Every line that holds "chart" should be shown.
▬▬▬▬▬▬▬▬▬▬
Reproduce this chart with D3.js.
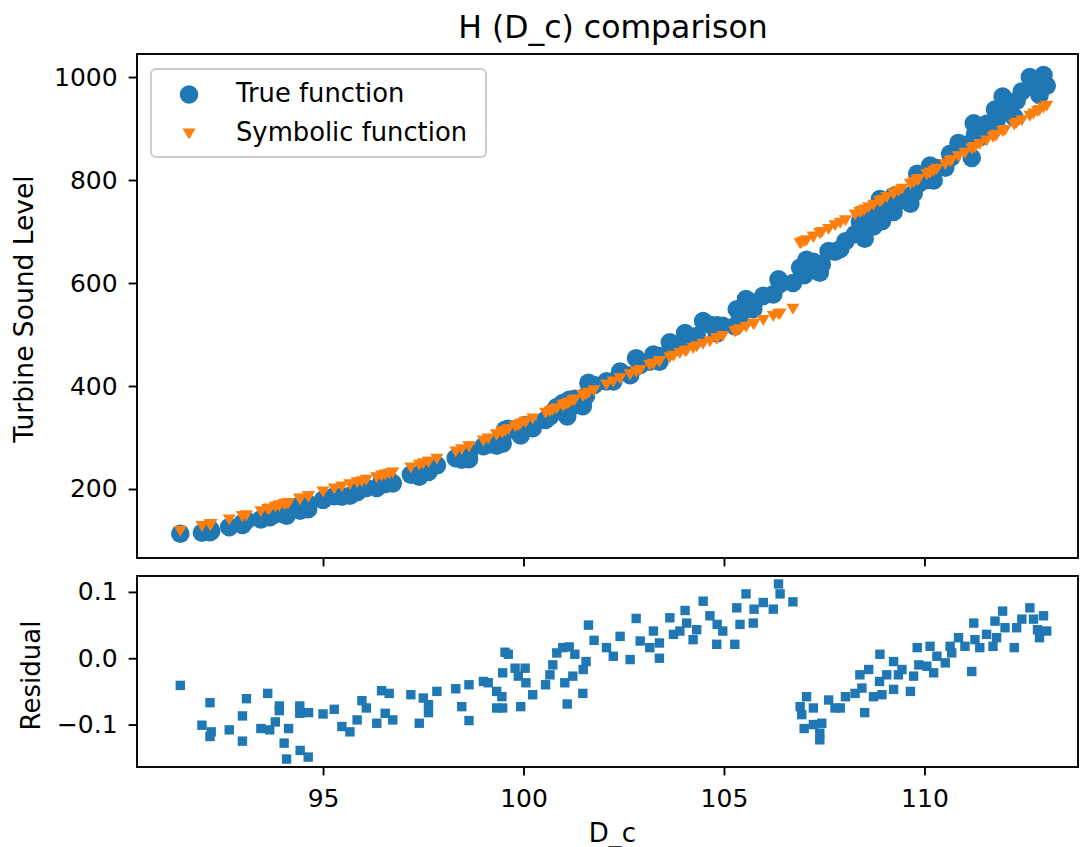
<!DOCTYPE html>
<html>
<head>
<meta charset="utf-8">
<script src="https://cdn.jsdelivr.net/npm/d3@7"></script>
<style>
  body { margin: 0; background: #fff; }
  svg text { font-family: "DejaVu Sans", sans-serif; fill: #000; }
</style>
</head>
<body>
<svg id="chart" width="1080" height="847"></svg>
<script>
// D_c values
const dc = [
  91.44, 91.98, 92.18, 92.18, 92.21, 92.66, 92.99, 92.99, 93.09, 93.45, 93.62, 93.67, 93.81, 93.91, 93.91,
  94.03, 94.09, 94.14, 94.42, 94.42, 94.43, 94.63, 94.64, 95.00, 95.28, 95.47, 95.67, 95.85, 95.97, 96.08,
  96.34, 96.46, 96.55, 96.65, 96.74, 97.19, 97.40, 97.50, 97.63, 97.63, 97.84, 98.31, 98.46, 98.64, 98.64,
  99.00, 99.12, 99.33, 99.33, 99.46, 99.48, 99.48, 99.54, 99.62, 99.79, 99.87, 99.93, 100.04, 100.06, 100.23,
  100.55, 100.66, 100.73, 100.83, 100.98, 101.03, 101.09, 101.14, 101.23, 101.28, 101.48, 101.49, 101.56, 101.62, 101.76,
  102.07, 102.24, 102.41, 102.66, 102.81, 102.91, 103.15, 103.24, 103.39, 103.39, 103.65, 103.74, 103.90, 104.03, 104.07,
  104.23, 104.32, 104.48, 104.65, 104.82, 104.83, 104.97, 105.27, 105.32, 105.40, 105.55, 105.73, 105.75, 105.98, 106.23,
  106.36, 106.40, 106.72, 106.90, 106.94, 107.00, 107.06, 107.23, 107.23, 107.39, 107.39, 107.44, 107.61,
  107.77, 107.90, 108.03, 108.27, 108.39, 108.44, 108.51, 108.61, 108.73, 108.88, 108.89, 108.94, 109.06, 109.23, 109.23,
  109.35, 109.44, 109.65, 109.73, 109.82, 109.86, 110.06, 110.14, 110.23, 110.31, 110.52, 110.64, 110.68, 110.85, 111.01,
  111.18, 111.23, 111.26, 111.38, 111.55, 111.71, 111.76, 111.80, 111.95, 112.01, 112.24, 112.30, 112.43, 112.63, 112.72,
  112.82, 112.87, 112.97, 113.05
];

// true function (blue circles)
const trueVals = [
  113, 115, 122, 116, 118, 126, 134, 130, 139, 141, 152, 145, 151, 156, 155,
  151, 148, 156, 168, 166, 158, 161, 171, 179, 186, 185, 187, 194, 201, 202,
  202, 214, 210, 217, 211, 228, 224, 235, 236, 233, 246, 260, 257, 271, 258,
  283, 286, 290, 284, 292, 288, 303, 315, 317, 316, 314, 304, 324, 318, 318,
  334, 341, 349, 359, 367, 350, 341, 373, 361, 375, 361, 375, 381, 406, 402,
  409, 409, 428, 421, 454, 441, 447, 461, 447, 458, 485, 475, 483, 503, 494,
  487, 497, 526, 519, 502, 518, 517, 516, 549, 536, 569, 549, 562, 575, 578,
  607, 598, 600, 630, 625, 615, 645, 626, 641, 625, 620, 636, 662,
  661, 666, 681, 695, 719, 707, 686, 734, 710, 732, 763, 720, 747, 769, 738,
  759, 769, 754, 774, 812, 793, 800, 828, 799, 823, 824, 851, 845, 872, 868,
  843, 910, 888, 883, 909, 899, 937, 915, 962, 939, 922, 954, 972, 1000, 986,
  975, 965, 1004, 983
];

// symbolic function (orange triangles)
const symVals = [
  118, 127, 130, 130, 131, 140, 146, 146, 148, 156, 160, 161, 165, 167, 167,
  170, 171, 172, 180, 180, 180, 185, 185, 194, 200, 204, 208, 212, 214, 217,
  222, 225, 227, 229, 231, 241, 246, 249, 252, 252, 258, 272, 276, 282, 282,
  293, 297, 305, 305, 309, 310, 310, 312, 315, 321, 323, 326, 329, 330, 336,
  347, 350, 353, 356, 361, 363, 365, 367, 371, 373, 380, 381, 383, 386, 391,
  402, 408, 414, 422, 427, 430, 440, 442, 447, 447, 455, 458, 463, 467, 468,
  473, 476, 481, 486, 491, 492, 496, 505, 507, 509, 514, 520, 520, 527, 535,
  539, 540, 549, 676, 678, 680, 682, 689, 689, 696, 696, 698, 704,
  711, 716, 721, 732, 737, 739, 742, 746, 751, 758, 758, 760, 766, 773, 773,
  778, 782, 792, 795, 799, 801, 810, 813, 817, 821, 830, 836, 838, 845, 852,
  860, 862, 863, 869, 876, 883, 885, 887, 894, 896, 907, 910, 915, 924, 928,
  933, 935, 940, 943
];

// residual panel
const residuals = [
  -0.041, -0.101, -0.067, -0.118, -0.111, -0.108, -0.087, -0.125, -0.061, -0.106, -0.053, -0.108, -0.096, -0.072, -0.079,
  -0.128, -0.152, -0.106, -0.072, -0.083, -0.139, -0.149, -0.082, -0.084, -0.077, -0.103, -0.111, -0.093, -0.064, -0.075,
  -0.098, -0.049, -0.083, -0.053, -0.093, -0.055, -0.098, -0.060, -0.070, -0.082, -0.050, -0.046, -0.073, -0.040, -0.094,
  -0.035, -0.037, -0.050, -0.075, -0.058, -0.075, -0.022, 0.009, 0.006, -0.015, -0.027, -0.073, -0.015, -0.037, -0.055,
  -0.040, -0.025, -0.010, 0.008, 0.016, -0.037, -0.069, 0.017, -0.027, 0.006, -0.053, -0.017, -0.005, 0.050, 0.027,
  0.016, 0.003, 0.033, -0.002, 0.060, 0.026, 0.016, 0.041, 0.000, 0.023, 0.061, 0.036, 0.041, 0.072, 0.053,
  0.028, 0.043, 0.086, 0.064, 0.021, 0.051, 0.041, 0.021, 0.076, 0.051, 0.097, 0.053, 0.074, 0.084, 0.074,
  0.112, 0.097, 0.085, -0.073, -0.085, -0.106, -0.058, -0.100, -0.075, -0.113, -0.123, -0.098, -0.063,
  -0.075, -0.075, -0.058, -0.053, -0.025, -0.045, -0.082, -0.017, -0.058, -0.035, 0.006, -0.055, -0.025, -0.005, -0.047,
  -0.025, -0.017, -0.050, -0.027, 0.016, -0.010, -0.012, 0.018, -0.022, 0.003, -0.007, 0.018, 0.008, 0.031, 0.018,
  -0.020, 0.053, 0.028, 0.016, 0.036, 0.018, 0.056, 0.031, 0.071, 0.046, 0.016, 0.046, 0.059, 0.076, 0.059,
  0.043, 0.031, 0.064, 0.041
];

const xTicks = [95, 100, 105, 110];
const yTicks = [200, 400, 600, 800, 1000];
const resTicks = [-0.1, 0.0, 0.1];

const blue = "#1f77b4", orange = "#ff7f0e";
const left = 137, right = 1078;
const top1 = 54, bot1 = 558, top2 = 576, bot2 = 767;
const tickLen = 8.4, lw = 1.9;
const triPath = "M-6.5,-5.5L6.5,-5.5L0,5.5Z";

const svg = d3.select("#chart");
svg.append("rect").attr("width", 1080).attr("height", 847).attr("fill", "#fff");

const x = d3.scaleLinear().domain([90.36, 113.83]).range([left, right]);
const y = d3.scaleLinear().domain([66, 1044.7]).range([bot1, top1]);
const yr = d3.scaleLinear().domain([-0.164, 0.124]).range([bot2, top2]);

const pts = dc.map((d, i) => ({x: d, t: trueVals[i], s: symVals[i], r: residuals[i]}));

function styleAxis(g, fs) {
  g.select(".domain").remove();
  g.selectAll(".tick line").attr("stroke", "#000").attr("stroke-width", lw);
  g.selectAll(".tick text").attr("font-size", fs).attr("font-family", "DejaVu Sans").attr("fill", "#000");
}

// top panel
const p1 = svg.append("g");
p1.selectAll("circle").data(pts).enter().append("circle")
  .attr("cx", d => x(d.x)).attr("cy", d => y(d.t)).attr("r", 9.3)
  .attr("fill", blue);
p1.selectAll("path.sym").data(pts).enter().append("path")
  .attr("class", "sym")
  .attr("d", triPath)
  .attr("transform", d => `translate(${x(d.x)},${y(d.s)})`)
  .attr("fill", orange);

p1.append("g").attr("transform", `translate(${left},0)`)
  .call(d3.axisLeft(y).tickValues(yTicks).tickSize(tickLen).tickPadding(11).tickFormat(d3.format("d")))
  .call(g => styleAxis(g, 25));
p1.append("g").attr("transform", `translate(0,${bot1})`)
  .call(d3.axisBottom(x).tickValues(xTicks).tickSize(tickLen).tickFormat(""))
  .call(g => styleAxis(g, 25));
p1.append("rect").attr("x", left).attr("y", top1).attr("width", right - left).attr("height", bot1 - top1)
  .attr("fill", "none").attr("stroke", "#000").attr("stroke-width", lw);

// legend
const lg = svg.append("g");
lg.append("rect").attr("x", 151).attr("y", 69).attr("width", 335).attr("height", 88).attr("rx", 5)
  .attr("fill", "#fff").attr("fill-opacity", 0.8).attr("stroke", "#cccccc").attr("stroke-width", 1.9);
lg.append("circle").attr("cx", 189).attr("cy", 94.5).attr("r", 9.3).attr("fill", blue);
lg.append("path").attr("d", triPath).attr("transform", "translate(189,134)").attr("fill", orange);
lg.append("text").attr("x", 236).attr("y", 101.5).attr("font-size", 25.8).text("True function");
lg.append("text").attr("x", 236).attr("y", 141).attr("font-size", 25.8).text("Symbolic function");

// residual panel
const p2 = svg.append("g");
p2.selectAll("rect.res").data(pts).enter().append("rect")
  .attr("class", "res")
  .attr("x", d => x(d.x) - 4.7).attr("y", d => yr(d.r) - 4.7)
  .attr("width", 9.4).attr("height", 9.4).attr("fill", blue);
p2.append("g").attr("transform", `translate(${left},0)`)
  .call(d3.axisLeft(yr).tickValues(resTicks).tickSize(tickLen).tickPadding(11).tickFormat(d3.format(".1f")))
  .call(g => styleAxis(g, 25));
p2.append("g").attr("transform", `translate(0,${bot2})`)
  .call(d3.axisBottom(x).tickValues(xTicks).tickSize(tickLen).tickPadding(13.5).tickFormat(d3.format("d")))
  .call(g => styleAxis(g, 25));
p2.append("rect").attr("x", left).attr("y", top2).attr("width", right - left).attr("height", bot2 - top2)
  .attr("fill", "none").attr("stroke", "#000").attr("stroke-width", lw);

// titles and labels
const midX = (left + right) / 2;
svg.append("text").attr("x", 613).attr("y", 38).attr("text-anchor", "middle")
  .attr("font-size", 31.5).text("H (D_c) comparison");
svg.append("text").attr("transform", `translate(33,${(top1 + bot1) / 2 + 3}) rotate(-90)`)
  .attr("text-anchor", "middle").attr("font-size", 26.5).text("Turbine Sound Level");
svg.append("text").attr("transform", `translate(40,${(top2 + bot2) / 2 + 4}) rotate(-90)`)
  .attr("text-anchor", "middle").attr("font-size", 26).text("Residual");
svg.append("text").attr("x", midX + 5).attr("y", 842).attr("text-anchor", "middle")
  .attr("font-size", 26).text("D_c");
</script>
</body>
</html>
▬▬▬▬▬▬▬▬▬▬
**Output**
Reproduce this chart with D3.js.
<svg id="chart" width="1080" height="847"></svg>
const svg = d3.select("#chart");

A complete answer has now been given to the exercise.